**OBJECTIVE**
Leaving the pictures out, print the lines from the first line of the listing through the line containing "import matplotlib.pyplot as plt", exactly as they read, and no others.

**DATA PROVIDED**

—————

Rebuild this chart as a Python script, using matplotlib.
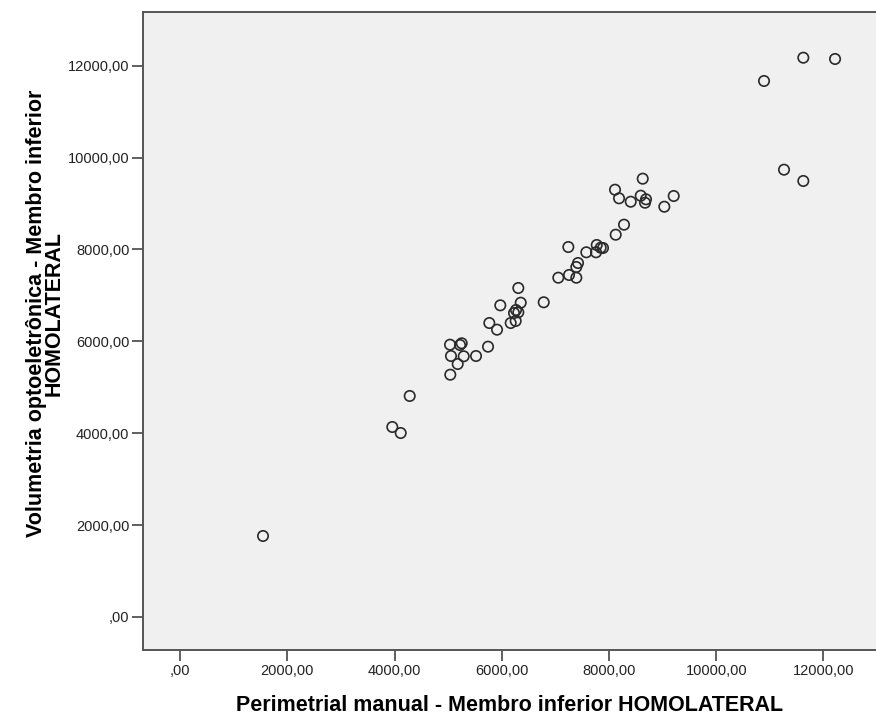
import matplotlib.pyplot as plt

# perimetria manual (x) vs volumetria optoeletrônica (y), membro inferior homolateral
perimetria = [1545, 3957, 4114, 4282, 5039, 5052, 5034, 5252, 5220, 5177,
              5289, 5519, 5743, 5767, 5911, 5972, 6166, 6228, 6308, 6259,
              6265, 6308, 6353, 6782, 7054, 7241, 7254, 7390, 7422, 7390,
              7577, 7758, 7771, 7845, 7888, 8125, 8280, 8112, 8187, 8405,
              8592, 8629, 8690, 8672, 9032, 9207, 10892, 11265, 11625, 11625,
              12217]
volumetria = [1763, 4135, 4004, 4810, 5273, 5680, 5926, 5957, 5920, 5506,
              5674, 5680, 5883, 6398, 6253, 6783, 6398, 6616, 6631, 6442,
              6681, 7160, 6840, 6849, 7384, 8052, 7443, 7617, 7704, 7384,
              7937, 7937, 8096, 8037, 8031, 8320, 8538, 9299, 9112, 9038,
              9169, 9539, 9090, 9016, 8929, 9162, 11665, 9735, 12172, 9489,
              12144]

ticks = [0, 2000, 4000, 6000, 8000, 10000, 12000]
tick_labels = [",00", "2000,00", "4000,00", "6000,00", "8000,00", "10000,00", "12000,00"]

plt.rcParams['font.family'] = ['Liberation Sans', 'DejaVu Sans']

fig = plt.figure(figsize=(8.76, 7.16), dpi=100)
ax = fig.add_axes([0.1636, 0.0922, 0.8364, 0.891])
ax.set_facecolor('#f0f0f0')

ax.scatter(perimetria, volumetria, s=56, facecolors='none', edgecolors='#2a2a2a',
           linewidths=1.2, zorder=3)

ax.set_xlim(-688, 12981)
ax.set_ylim(-718, 13166)
ax.set_xticks(ticks)
ax.set_xticklabels(tick_labels)
ax.set_yticks(ticks)
ax.set_yticklabels(tick_labels)
ax.tick_params(direction='out', length=8, width=1.2, color='#444444',
               labelsize=10.5, labelcolor='#222222', pad=2)

for side in ['left', 'bottom', 'top']:
    ax.spines[side].set_color('#555555')
    ax.spines[side].set_linewidth(1.4)
ax.spines['right'].set_visible(False)

ax.set_xlabel("Perimetrial manual - Membro inferior HOMOLATERAL",
              fontsize=15.5, fontweight='bold', labelpad=12)
ax.set_ylabel("Volumetria optoeletrônica - Membro inferior\nHOMOLATERAL",
              fontsize=15.5, fontweight='bold', labelpad=2, linespacing=0.82)
ax.yaxis.label.set_y(0.527)

plt.savefig('out.png', dpi=100)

—————

**FINISHED TASK**
Rebuild this chart as a Python script, using matplotlib.
import matplotlib.pyplot as plt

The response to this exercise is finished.